Bitcoin just proved it's still chained to geopolitical risk like it's 2018.
The Summary
- Bitcoin dropped 2.2% below $69,200 following Trump's 48-hour ultimatum on Iranian power plants, triggering $299 million in liquidations
- Long positions got slaughtered, accounting for 85% of the liquidations as overleveraged bulls got margin called
- The "digital gold" narrative hits a wall every time real geopolitical tension surfaces
The Signal
The crypto market just got a reminder that it still moves like a risk asset, not a safe haven. Trump's Iran ultimatum sent Bitcoin down 2.2% in a matter of hours, with $299 million in forced selling as overleveraged positions unwound. The lopsided liquidation ratio tells you everything: 85% were longs. The market was positioned for number-go-up, and geopolitical reality came knocking.
This matters because it exposes the gap between what Bitcoin maximalists say it is and what the market actually treats it as. The "uncorrelated asset" thesis died years ago, but every geopolitical shock reminds us that institutional money still sees crypto as a growth play, not a hedge. When risk-off sentiment hits traditional markets, Bitcoin doesn't decouple.
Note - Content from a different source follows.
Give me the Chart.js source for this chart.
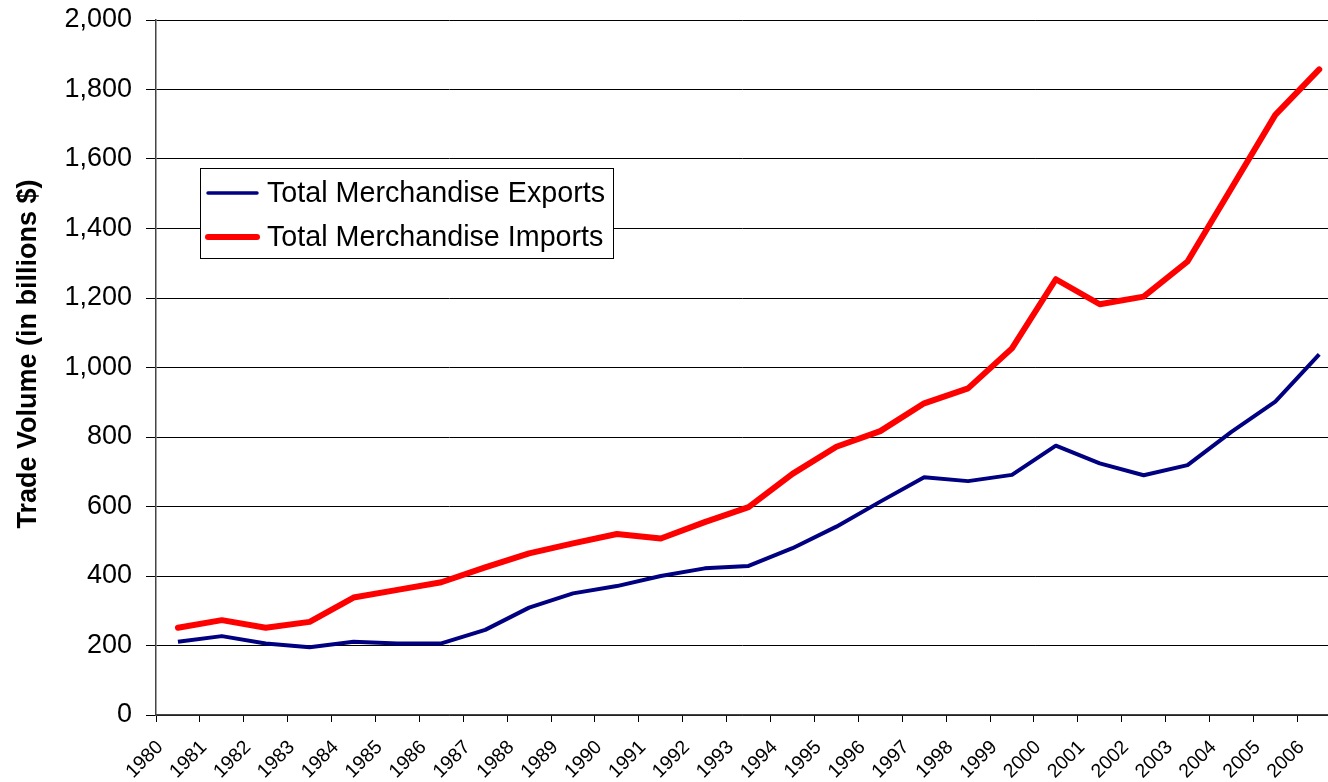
<!DOCTYPE html>
<html>
<head>
<meta charset="utf-8">
<script src="https://cdn.jsdelivr.net/npm/chart.js@4/dist/chart.umd.min.js"></script>
<style>
  html, body { margin: 0; padding: 0; background: #fff; }
  #wrap { width: 1328px; height: 782px; }
</style>
</head>
<body>
<div id="wrap"><canvas id="chart" width="1328" height="782"></canvas></div>
<script>
// years on the x axis
const years = ['1980', '1981', '1982', '1983', '1984', '1985', '1986', '1987', '1988', '1989',
  '1990', '1991', '1992', '1993', '1994', '1995', '1996', '1997', '1998', '1999',
  '2000', '2001', '2002', '2003', '2004', '2005', '2006'];

// billions of dollars
const exportsData = [211, 227, 206, 195, 211, 206, 206, 245, 309, 350,
  371, 400, 422, 429, 480, 542, 614, 684, 673, 691,
  775, 724, 690, 719, 815, 902, 1038];
const importsData = [251, 273, 251, 268, 338, 360, 382, 425, 465, 494,
  521, 508, 555, 598, 694, 772, 817, 897, 940, 1055,
  1254, 1182, 1204, 1305, 1516, 1727, 1858];

const seriesNames = ['Total Merchandise Exports', 'Total Merchandise Imports'];
const seriesColors = ['#000080', '#ff0000'];
const yTitle = 'Trade Volume (in billions $)';

const FONT = '"Liberation Sans", Arial, sans-serif';

// legend box inside the plot + the y title, drawn by hand
const boxLegend = {
  id: 'boxLegend',
  afterDraw(chart) {
    const ctx = chart.ctx;
    ctx.save();
    ctx.fillStyle = '#fff';
    ctx.fillRect(200, 168, 414, 91);
    ctx.strokeStyle = '#000';
    ctx.lineWidth = 1;
    ctx.strokeRect(200.5, 168.5, 413, 90);

    const rows = [193, 237];
    const widths = [3.5, 6];
    ctx.font = '28.7px ' + FONT;
    ctx.textBaseline = 'middle';
    ctx.textAlign = 'left';
    for (let i = 0; i < 2; i++) {
      ctx.beginPath();
      ctx.lineCap = 'round';
      ctx.strokeStyle = seriesColors[i];
      ctx.lineWidth = widths[i];
      ctx.moveTo(208, rows[i]);
      ctx.lineTo(257, rows[i]);
      ctx.stroke();
      ctx.fillStyle = '#000';
      ctx.fillText(seriesNames[i], 267, rows[i] + 1);
    }

    // y axis title
    ctx.translate(29, 354);
    ctx.rotate(-Math.PI / 2);
    ctx.font = 'bold 27px ' + FONT;
    ctx.textAlign = 'center';
    ctx.fillText(yTitle, 0, 0);
    ctx.restore();
  }
};

new Chart(document.getElementById('chart'), {
  type: 'line',
  data: {
    datasets: [
      {
        label: seriesNames[0],
        data: exportsData.map((v, i) => ({ x: i, y: v })),
        borderColor: seriesColors[0],
        borderWidth: 4,
        pointRadius: 0,
        tension: 0,
        borderJoinStyle: 'round'
      },
      {
        label: seriesNames[1],
        data: importsData.map((v, i) => ({ x: i, y: v })),
        borderColor: seriesColors[1],
        borderWidth: 6,
        pointRadius: 0,
        tension: 0,
        borderCapStyle: 'round',
        borderJoinStyle: 'round'
      }
    ]
  },
  options: {
    responsive: false,
    animation: false,
    devicePixelRatio: 1,
    layout: { padding: { top: 20, right: 0, left: 0, bottom: 0 } },
    plugins: {
      legend: { display: false },
      tooltip: { enabled: false }
    },
    scales: {
      x: {
        type: 'linear',
        min: -0.5,
        max: 26.2,
        afterBuildTicks: (scale) => {
          scale.ticks = years.map((_, i) => ({ value: i - 0.5 }));
        },
        afterFit: (scale) => {
          scale.height = 67;
          scale.paddingRight = 0;
        },
        grid: {
          drawOnChartArea: false,
          drawTicks: true,
          tickLength: 7,
          color: '#000'
        },
        border: { display: true, color: '#444', width: 1.5 },
        ticks: {
          autoSkip: false,
          maxRotation: 45,
          minRotation: 45,
          padding: 14,
          labelOffset: 4,
          color: '#000',
          font: { family: FONT, size: 19.5 },
          callback: (v, i) => years[i]
        }
      },
      y: {
        min: 0,
        max: 2000,
        afterFit: (scale) => {
          scale.width = 156;
          scale.paddingTop = 0;
          scale.paddingBottom = 0;
        },
        grid: {
          color: '#000',
          lineWidth: 1,
          tickLength: 10,
          drawTicks: true
        },
        border: { display: true, color: '#444', width: 1.5 },
        ticks: {
          stepSize: 200,
          padding: 14,
          color: '#000',
          font: { family: FONT, size: 27 },
          callback: (v) => v.toLocaleString('en-US')
        }
      }
    }
  },
  plugins: [boxLegend]
});
</script>
</body>
</html>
It amplifies.
What's particularly revealing is the speed and severity of the liquidations. $299 million suggests significant leverage still coursing through the system, despite multiple exchange blowups and regulatory crackdowns over the past few years. Traders are betting big on continuation, using borrowed money to amplify gains. That works until it doesn't. A 2.2% move shouldn't cause $299 million in cascading liquidations unless the system is running hot.
The Iran angle adds another layer. Energy infrastructure threats matter more to crypto than most assets because of proof-of-work mining's energy intensity. Any escalation that disrupts global energy markets hits Bitcoin mining economics directly. The market is pricing in that second-order risk faster than it used to.
The Implication
If you're holding Bitcoin as a geopolitical hedge, today's price action should make you reconsider. The asset still trades with tech stocks and risk assets, not against them. The real test comes if this Iran situation escalates. Watch mining hashrate data over the next week. If we see significant drops, that's confirmation that energy uncertainty is hitting production capacity, which could create a supply shock later even as short-term price suffers.
For anyone building on crypto rails or tokenizing real assets, this volatility is a feature, not a bug. Your infrastructure needs to account for 5-10% swings on geopolitical news. Design accordingly.